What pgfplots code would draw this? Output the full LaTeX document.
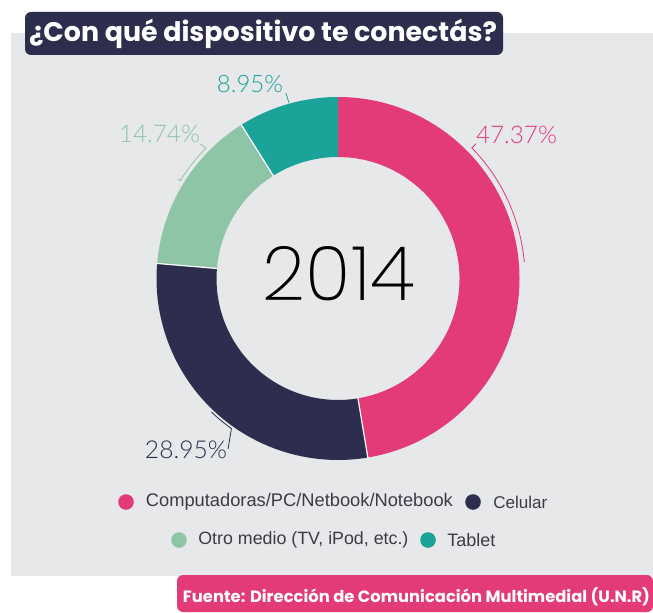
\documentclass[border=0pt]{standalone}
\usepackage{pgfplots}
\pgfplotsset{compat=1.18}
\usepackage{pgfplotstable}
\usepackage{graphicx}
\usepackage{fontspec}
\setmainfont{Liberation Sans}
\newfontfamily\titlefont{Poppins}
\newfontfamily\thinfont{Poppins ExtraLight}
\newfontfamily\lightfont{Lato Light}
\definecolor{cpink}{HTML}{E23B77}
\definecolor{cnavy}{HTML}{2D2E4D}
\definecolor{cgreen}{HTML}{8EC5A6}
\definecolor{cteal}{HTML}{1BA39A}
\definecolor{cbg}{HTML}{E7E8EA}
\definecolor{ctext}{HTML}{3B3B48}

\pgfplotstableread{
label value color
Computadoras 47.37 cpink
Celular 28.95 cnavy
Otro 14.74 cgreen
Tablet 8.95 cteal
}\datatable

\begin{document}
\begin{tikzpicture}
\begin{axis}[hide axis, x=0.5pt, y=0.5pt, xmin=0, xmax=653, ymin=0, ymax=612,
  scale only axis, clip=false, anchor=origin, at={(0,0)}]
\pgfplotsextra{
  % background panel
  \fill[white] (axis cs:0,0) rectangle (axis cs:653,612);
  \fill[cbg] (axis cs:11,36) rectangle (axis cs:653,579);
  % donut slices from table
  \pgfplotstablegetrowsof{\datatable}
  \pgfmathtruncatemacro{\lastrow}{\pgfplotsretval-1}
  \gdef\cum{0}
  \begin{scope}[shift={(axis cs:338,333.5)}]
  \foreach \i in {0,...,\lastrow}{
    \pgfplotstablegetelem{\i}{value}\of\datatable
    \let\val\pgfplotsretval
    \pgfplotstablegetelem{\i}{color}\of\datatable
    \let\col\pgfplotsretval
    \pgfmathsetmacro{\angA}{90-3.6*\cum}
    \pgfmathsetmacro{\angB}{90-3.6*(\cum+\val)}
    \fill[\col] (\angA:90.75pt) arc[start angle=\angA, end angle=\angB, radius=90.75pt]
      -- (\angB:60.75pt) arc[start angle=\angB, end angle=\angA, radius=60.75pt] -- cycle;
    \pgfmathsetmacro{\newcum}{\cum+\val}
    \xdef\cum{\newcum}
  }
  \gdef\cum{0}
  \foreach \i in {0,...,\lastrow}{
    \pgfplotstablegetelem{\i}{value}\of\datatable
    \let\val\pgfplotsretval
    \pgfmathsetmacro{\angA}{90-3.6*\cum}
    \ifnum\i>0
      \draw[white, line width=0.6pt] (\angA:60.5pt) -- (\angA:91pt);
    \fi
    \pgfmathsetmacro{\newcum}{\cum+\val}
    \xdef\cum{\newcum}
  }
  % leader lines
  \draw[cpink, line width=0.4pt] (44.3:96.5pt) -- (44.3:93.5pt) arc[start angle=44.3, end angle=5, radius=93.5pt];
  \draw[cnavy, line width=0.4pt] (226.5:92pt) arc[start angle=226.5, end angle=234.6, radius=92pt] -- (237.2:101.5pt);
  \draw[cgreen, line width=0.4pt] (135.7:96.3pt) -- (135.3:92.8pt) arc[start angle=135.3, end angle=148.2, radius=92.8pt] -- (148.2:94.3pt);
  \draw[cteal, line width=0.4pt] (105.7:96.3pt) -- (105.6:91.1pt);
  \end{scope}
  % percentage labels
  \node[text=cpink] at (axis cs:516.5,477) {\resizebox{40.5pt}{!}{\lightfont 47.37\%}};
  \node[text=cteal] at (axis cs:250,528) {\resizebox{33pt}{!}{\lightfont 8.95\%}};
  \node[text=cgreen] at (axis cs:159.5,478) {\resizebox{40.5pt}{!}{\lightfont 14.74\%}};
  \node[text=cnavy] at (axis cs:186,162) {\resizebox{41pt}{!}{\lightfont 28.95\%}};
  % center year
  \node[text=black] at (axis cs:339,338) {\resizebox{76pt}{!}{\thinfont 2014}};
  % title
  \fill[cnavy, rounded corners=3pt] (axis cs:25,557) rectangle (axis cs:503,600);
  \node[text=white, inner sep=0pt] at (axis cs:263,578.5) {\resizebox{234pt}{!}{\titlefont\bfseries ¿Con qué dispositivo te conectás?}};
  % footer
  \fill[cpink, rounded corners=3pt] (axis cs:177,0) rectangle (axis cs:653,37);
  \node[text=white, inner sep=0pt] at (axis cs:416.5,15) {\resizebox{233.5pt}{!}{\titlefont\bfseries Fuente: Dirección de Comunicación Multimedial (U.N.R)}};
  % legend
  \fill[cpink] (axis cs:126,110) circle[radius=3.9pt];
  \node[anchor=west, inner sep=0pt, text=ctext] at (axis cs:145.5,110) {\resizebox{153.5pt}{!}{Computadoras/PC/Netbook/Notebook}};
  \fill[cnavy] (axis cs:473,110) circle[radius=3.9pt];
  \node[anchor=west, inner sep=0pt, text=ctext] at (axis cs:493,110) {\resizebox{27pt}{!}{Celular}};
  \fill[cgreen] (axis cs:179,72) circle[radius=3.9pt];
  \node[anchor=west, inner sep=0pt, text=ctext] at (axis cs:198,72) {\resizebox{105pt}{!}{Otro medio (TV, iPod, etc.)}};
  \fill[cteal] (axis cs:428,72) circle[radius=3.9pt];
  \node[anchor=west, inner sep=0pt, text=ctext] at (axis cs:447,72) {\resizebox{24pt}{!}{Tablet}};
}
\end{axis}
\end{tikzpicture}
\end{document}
______
• Work to do: Reproduce the material above verbatim; omit every picture.

• Reply:
What pgfplots code would draw this? Output the full LaTeX document.
\documentclass[border=0pt]{standalone}
\usepackage{pgfplots}
\pgfplotsset{compat=1.18}
\usepackage{pgfplotstable}
\usepackage{graphicx}
\usepackage{fontspec}
\setmainfont{Liberation Sans}
\newfontfamily\titlefont{Poppins}
\newfontfamily\thinfont{Poppins ExtraLight}
\newfontfamily\lightfont{Lato Light}
\definecolor{cpink}{HTML}{E23B77}
\definecolor{cnavy}{HTML}{2D2E4D}
\definecolor{cgreen}{HTML}{8EC5A6}
\definecolor{cteal}{HTML}{1BA39A}
\definecolor{cbg}{HTML}{E7E8EA}
\definecolor{ctext}{HTML}{3B3B48}

\pgfplotstableread{
label value color
Computadoras 47.37 cpink
Celular 28.95 cnavy
Otro 14.74 cgreen
Tablet 8.95 cteal
}\datatable

\begin{document}
\begin{tikzpicture}
\begin{axis}[hide axis, x=0.5pt, y=0.5pt, xmin=0, xmax=653, ymin=0, ymax=612,
  scale only axis, clip=false, anchor=origin, at={(0,0)}]
\pgfplotsextra{
  % background panel
  \fill[white] (axis cs:0,0) rectangle (axis cs:653,612);
  \fill[cbg] (axis cs:11,36) rectangle (axis cs:653,579);
  % donut slices from table
  \pgfplotstablegetrowsof{\datatable}
  \pgfmathtruncatemacro{\lastrow}{\pgfplotsretval-1}
  \gdef\cum{0}
  \begin{scope}[shift={(axis cs:338,333.5)}]
  \foreach \i in {0,...,\lastrow}{
    \pgfplotstablegetelem{\i}{value}\of\datatable
    \let\val\pgfplotsretval
    \pgfplotstablegetelem{\i}{color}\of\datatable
    \let\col\pgfplotsretval
    \pgfmathsetmacro{\angA}{90-3.6*\cum}
    \pgfmathsetmacro{\angB}{90-3.6*(\cum+\val)}
    \fill[\col] (\angA:90.75pt) arc[start angle=\angA, end angle=\angB, radius=90.75pt]
      -- (\angB:60.75pt) arc[start angle=\angB, end angle=\angA, radius=60.75pt] -- cycle;
    \pgfmathsetmacro{\newcum}{\cum+\val}
    \xdef\cum{\newcum}
  }
  \gdef\cum{0}
  \foreach \i in {0,...,\lastrow}{
    \pgfplotstablegetelem{\i}{value}\of\datatable
    \let\val\pgfplotsretval
    \pgfmathsetmacro{\angA}{90-3.6*\cum}
    \ifnum\i>0
      \draw[white, line width=0.6pt] (\angA:60.5pt) -- (\angA:91pt);
    \fi
    \pgfmathsetmacro{\newcum}{\cum+\val}
    \xdef\cum{\newcum}
  }
  % leader lines
  \draw[cpink, line width=0.4pt] (44.3:96.5pt) -- (44.3:93.5pt) arc[start angle=44.3, end angle=5, radius=93.5pt];
  \draw[cnavy, line width=0.4pt] (226.5:92pt) arc[start angle=226.5, end angle=234.6, radius=92pt] -- (237.2:101.5pt);
  \draw[cgreen, line width=0.4pt] (135.7:96.3pt) -- (135.3:92.8pt) arc[start angle=135.3, end angle=148.2, radius=92.8pt] -- (148.2:94.3pt);
  \draw[cteal, line width=0.4pt] (105.7:96.3pt) -- (105.6:91.1pt);
  \end{scope}
  % percentage labels
  \node[text=cpink] at (axis cs:516.5,477) {\resizebox{40.5pt}{!}{\lightfont 47.37\%}};
  \node[text=cteal] at (axis cs:250,528) {\resizebox{33pt}{!}{\lightfont 8.95\%}};
  \node[text=cgreen] at (axis cs:159.5,478) {\resizebox{40.5pt}{!}{\lightfont 14.74\%}};
  \node[text=cnavy] at (axis cs:186,162) {\resizebox{41pt}{!}{\lightfont 28.95\%}};
  % center year
  \node[text=black] at (axis cs:339,338) {\resizebox{76pt}{!}{\thinfont 2014}};
  % title
  \fill[cnavy, rounded corners=3pt] (axis cs:25,557) rectangle (axis cs:503,600);
  \node[text=white, inner sep=0pt] at (axis cs:263,578.5) {\resizebox{234pt}{!}{\titlefont\bfseries ¿Con qué dispositivo te conectás?}};
  % footer
  \fill[cpink, rounded corners=3pt] (axis cs:177,0) rectangle (axis cs:653,37);
  \node[text=white, inner sep=0pt] at (axis cs:416.5,15) {\resizebox{233.5pt}{!}{\titlefont\bfseries Fuente: Dirección de Comunicación Multimedial (U.N.R)}};
  % legend
  \fill[cpink] (axis cs:126,110) circle[radius=3.9pt];
  \node[anchor=west, inner sep=0pt, text=ctext] at (axis cs:145.5,110) {\resizebox{153.5pt}{!}{Computadoras/PC/Netbook/Notebook}};
  \fill[cnavy] (axis cs:473,110) circle[radius=3.9pt];
  \node[anchor=west, inner sep=0pt, text=ctext] at (axis cs:493,110) {\resizebox{27pt}{!}{Celular}};
  \fill[cgreen] (axis cs:179,72) circle[radius=3.9pt];
  \node[anchor=west, inner sep=0pt, text=ctext] at (axis cs:198,72) {\resizebox{105pt}{!}{Otro medio (TV, iPod, etc.)}};
  \fill[cteal] (axis cs:428,72) circle[radius=3.9pt];
  \node[anchor=west, inner sep=0pt, text=ctext] at (axis cs:447,72) {\resizebox{24pt}{!}{Tablet}};
}
\end{axis}
\end{tikzpicture}
\end{document}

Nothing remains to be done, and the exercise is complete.